Considerações sobre o erro humano
De George Hatcher
O Ponto de Vista do George
Os seres humanos são incríveis inventores, capazes de ver o “possível” em cada “impossível”. Criam prodígios da engenharia incrivelmente complexos, em nome da Hughes, da Learjet, da McDonnell Douglas, da Lockheed e de centenas de outros, cujos nomes não serão jamais esquecidos. Ainda assim, mesmo inventores talentosos podem criar fiascos ou deixar de enxergar todas as possibilidades envolvidas, mas a possibilidade de erro vai além do erro humano. O homem não é responsável pelo fato de a ferrugem existir. Você culparia Einstein pelo fato de a relatividade existir? Trata-se da dicotomia da realidade em que vivemos: tudo o que é positivo possui uma contrapartida negativa. Tudo o que há cria seu próprio oposto. A existência de algo “restaurado” permite a possibilidade de que algo “defeituoso” exista.
Raciocinando logicamente segundo essas diretrizes, pode-se especular e planejar, estudar e testar, aprimorar e revisar. Mas será que todo esse procedimento torna nossos projetos e planejamentos a prova de falhas? Mesmo que estes e aqueles fossem perfeitos (e não estou afirmando isso, pois falo de forma genérica), as coisas se deterioram. A natureza da realidade é a transformação. As coisas mudam. Planeje-se para enfrentar 3.000 possibilidades e você será pego de surpresa pela n° 3001.

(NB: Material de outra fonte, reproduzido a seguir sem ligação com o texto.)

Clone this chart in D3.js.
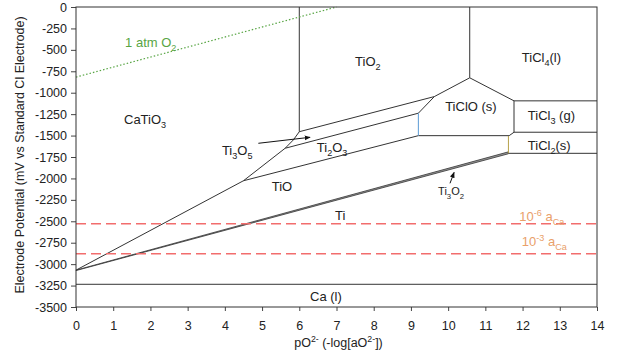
<!DOCTYPE html>
<html>
<head>
<meta charset="utf-8">
<script src="https://cdn.jsdelivr.net/npm/d3@7"></script>
<style>
  body { margin: 0; background: #fff; }
  text { font-family: "Liberation Sans", Arial, sans-serif; fill: #222; }
</style>
</head>
<body>
<div id="chart"></div>
<script>
// x = pO2-, y = potential in mV
var xTicks = d3.range(0, 15, 1);
var yTicks = d3.range(0, -3501, -250);

// phase boundaries
var boundaries = [
  [[6.0, 0], [6.0, -1455]],
  [[10.58, 0], [10.58, -826]],
  [[0, -3070], [4.5, -2027], [5.62, -1648], [5.84, -1551], [6.0, -1455]],
  [[6.0, -1455], [9.63, -1045]],
  [[5.62, -1648], [9.2, -1239]],
  [[4.5, -2027], [9.2, -1501]],
  [[9.2, -1239], [9.63, -1045], [10.58, -826], [11.77, -1095], [11.77, -1461], [11.64, -1501], [9.2, -1501]],
  [[11.77, -1095], [14, -1095]],
  [[11.77, -1461], [14, -1461]],
  [[11.62, -1707], [14, -1707]],
  [[0, -3235], [14, -3235]]
];
var blueEdge = [[9.2, -1239], [9.2, -1501]];
var oliveEdge = [[11.62, -1505], [11.62, -1707]];
var ti3o2Band = [[0, -3070], [11.62, -1690], [11.62, -1712], [0, -3075]];
var o2Line = [[0, -818], [7.0, 0]];
var caLevels = [-2530, -2880];

var labels = [
  {t: "CaTiO_{3}", x: 1.29, y: -1370},
  {t: "TiO_{2}", x: 7.5, y: -686},
  {t: "TiCl_{4}(l)", x: 11.98, y: -645},
  {t: "TiClO (s)", x: 9.92, y: -1218},
  {t: "TiCl_{3} (g)", x: 12.14, y: -1323},
  {t: "TiCl_{2}(s)", x: 12.14, y: -1668},
  {t: "Ti_{2}O_{3}", x: 6.47, y: -1697},
  {t: "Ti_{3}O_{5}", x: 3.92, y: -1721},
  {t: "TiO", x: 5.26, y: -2147},
  {t: "Ti", x: 6.96, y: -2480},
  {t: "Ti_{3}O_{2}", x: 9.73, y: -2188, small: true},
  {t: "Ca (l)", x: 6.29, y: -3433}
];
var colorLabels = [
  {t: "1 atm O_{2}", x: 1.32, y: -464, c: "#58a544"},
  {t: "10^{-6} a_{Ca}", x: 11.91, y: -2498, c: "#e9a06a"},
  {t: "10^{-3} a_{Ca}", x: 11.98, y: -2790, c: "#e9a06a"}
];
var arrows = [
  [[4.9, -1590], [6.29, -1520]],
  [[10.05, -2057], [10.16, -1929]]
];

var W = 627, H = 352;
var m = {left: 76, top: 7, right: 30, bottom: 45};
var w = W - m.left - m.right, h = H - m.top - m.bottom;

var svg = d3.select("#chart").append("svg").attr("width", W).attr("height", H);
svg.append("defs").append("marker")
  .attr("id", "arr").attr("viewBox", "0 0 10 10").attr("refX", 9).attr("refY", 5)
  .attr("markerWidth", 6).attr("markerHeight", 6).attr("orient", "auto")
  .append("path").attr("d", "M0,1L10,5L0,9z").attr("fill", "#111");

var g = svg.append("g").attr("transform", "translate(" + m.left + "," + m.top + ")");

var x = d3.scaleLinear().domain([0, 14]).range([0, w]);
var y = d3.scaleLinear().domain([-3500, 0]).range([h, 0]);
var line = d3.line().x(function(d){ return x(d[0]); }).y(function(d){ return y(d[1]); });

// axes
var xa = g.append("g").attr("transform", "translate(0," + h + ")")
  .call(d3.axisBottom(x).tickValues(xTicks).tickSize(4).tickPadding(10).tickFormat(function(d){ return d; }));
var ya = g.append("g")
  .call(d3.axisLeft(y).tickValues(yTicks).tickSize(5).tickPadding(4).tickFormat(function(d){ return String(d); }));
[xa, ya].forEach(function(a){
  a.select(".domain").remove();
  a.selectAll("line").attr("stroke", "#444");
  a.selectAll("text").style("font-size", "12.5px").style("font-family", "Liberation Sans, Arial, sans-serif").attr("fill", "#222");
});

function rich(sel, str) {
  var parts = str.split(/([_^]\{[^}]*\})/).filter(function(s){ return s; });
  var shift = 0;
  parts.forEach(function(p){
    var mm = p.match(/^([_^])\{(.*)\}$/);
    var t = sel.append("tspan");
    if (mm) {
      var d = mm[1] == "_" ? 4 : -5;
      t.attr("dy", d - shift).style("font-size", "70%").text(mm[2]);
      shift = d;
    } else {
      t.attr("dy", -shift).text(p);
      shift = 0;
    }
  });
}

// Ti3O2 sliver
g.append("path").datum(ti3o2Band).attr("d", line(ti3o2Band) + "Z")
  .attr("fill", "#999").attr("stroke", "#333").attr("stroke-width", 0.8);

// phase boundaries
g.selectAll(".bnd").data(boundaries).enter().append("path")
  .attr("class", "bnd").attr("d", line).attr("fill", "none")
  .attr("stroke", "#333").attr("stroke-width", 1);
g.append("path").attr("d", line(blueEdge)).attr("stroke", "#5b9bd5").attr("stroke-width", 1).attr("fill", "none");
g.append("path").attr("d", line(oliveEdge)).attr("stroke", "#b6a24a").attr("stroke-width", 1).attr("fill", "none");

// 1 atm O2 line
g.append("path").attr("d", line(o2Line)).attr("stroke", "#58a544").attr("stroke-width", 1.2)
  .attr("stroke-dasharray", "1.5,2").attr("fill", "none");

// Ca activity lines
g.selectAll(".ca").data(caLevels).enter().append("line")
  .attr("x1", x(0)).attr("x2", x(14))
  .attr("y1", function(d){ return y(d); }).attr("y2", function(d){ return y(d); })
  .attr("stroke", "#f26d6d").attr("stroke-width", 1.5).attr("stroke-dasharray", "10,5");

// frame
g.append("rect").attr("width", w).attr("height", h).attr("fill", "none")
  .attr("stroke", "#333").attr("stroke-width", 1);

// arrows
g.selectAll(".arw").data(arrows).enter().append("path")
  .attr("d", line).attr("stroke", "#111").attr("stroke-width", 1).attr("fill", "none")
  .attr("marker-end", "url(#arr)");

// labels
labels.forEach(function(l){
  var t = g.append("text").attr("x", x(l.x)).attr("y", y(l.y))
    .style("font-size", l.small ? "11px" : "13px");
  rich(t, l.t);
});
colorLabels.forEach(function(l){
  var t = g.append("text").attr("x", x(l.x)).attr("y", y(l.y))
    .style("font-size", "13px").style("fill", l.c);
  rich(t, l.t);
  t.selectAll("tspan").style("fill", l.c);
});

// axis titles
var yt = svg.append("text").attr("transform", "translate(24,155) rotate(-90)")
  .attr("text-anchor", "middle").style("font-size", "12.5px");
yt.text("Electrode Potential (mV vs Standard Cl Electrode)");
var xt = svg.append("text").attr("x", m.left + w / 2 + 2).attr("y", 347)
  .attr("text-anchor", "middle").style("font-size", "12.5px");
rich(xt, "pO^{2-} (-log[aO^{2-}])");
</script>
</body>
</html>
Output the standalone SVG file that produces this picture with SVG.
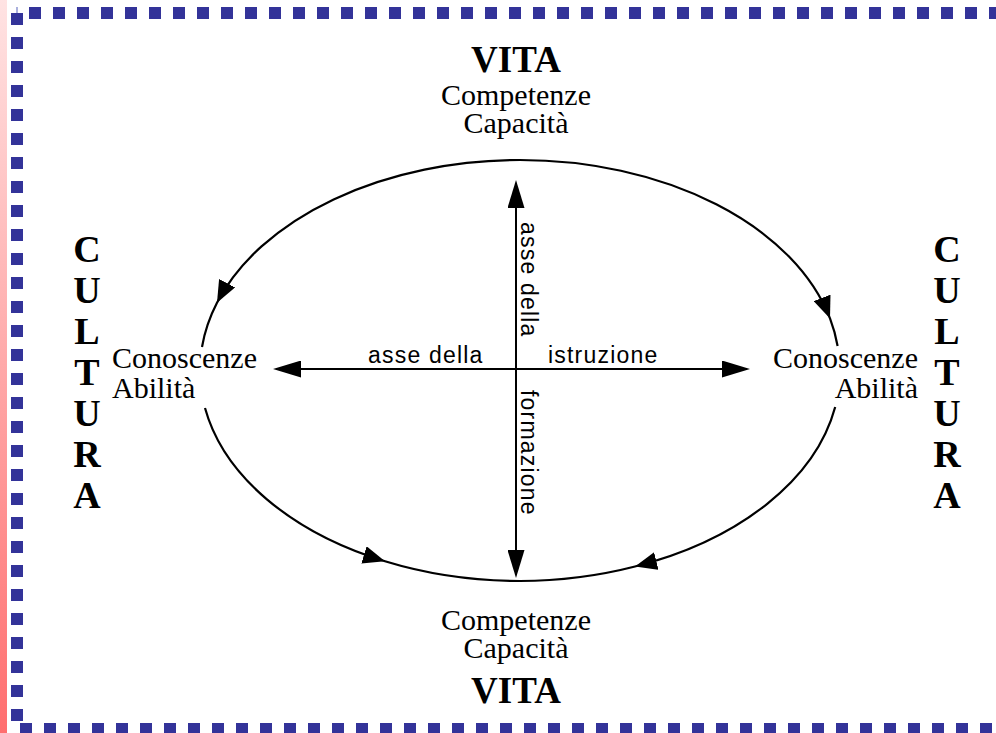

Algumas vezes, precisamos tomar cuidado antes de começar a falar sobre erro humano. Infelizmente, o contexto do erro humano é a própria vida, pois, em teoria, pode-se atribuir a culpa de TUDO o que acontece ao erro humano. Se paciente morreu, a culpa é do médico. Não importa que o paciente contasse com 112 anos de idade e todas as doenças conhecidas pelo homem.
Na aviação, também colocamos todos os envolvidos no mesmo saco. Eles podem não ter causado a tempestade de raios, mas voaram direto para ela. Os humanos são criaturas maravilhosas, mas não somos capazes de controlar a natureza. Podemos planejar e programar tudo o que quisermos, mas se você for voar durante uma tempestade, vai certamente encontrar raios. Por isso, digamos que a tempestade é a responsável pelos acontecimentos. Devemos culpar o piloto por voar através da tempestade? Devemos culpar a arrogância do fabricante, que afirma a infalibilidade de seu avião e que este pode voar sob quaisquer condições?
Pilotos são seres humanos. Temos de tudo: do magnífico Sully, ao ridículo Marvin Renslow (da Colgan Air). O problema que um herói como Sully traz para o resto de nós é que ele cria o conceito de que pilotos bem treinados deveriam ser capazes de resolver qualquer situação de emergência.
Mas pegue, por exemplo, o caso do vôo 447 da Air France... Será que os pilotos deviam ter sido capazes de lidar com problemas na velocidade de vôo causados por dispositivos defeituosos?
Não conseguir retomar o controle após um evento imprevisível (variações bruscas do vento, problemas com outras aeronaves, defeitos do próprio avião) é falha do piloto? Se nós colocamos seres humanos na poltrona do comandante, realizando procedimentos automatizados e assistidos pelo computador, quando chega um momento de crise, com os sistemas redundantes de vôo inoperantes e um piloto que não consegue deixar de lado sua humanidade para se transformar no Super-Homem, o erro é do piloto?
Nossos pilotos hoje precisam lidar com cortes de custos que causam fadiga por excesso de trabalho e treinamento deficiente.
E ainda que principal dispositivo de segurança de um avião seja um piloto bem treinado, sabe o que acontece? Os pilotos são humanos. Seres humanos são passíveis de erro. São passíveis de erros ao operar aviões.
Não vamos esquecer que os pilotos voam em aviões que foram produzidos por seres humanos, cuja manutenção foi feita por seres humanos, cujo controle aéreo é feito por seres humanos, os quais pousam e decolam de aeroportos projetados por seres humanos.
Não há uma resposta definitiva. Já vi isso centenas de vezes e cada caso é único em si mesmo, com apenas um aspecto que se aplica a todos de forma geral:
O erro humano ocorre em todos os níveis e raramente de forma isolada.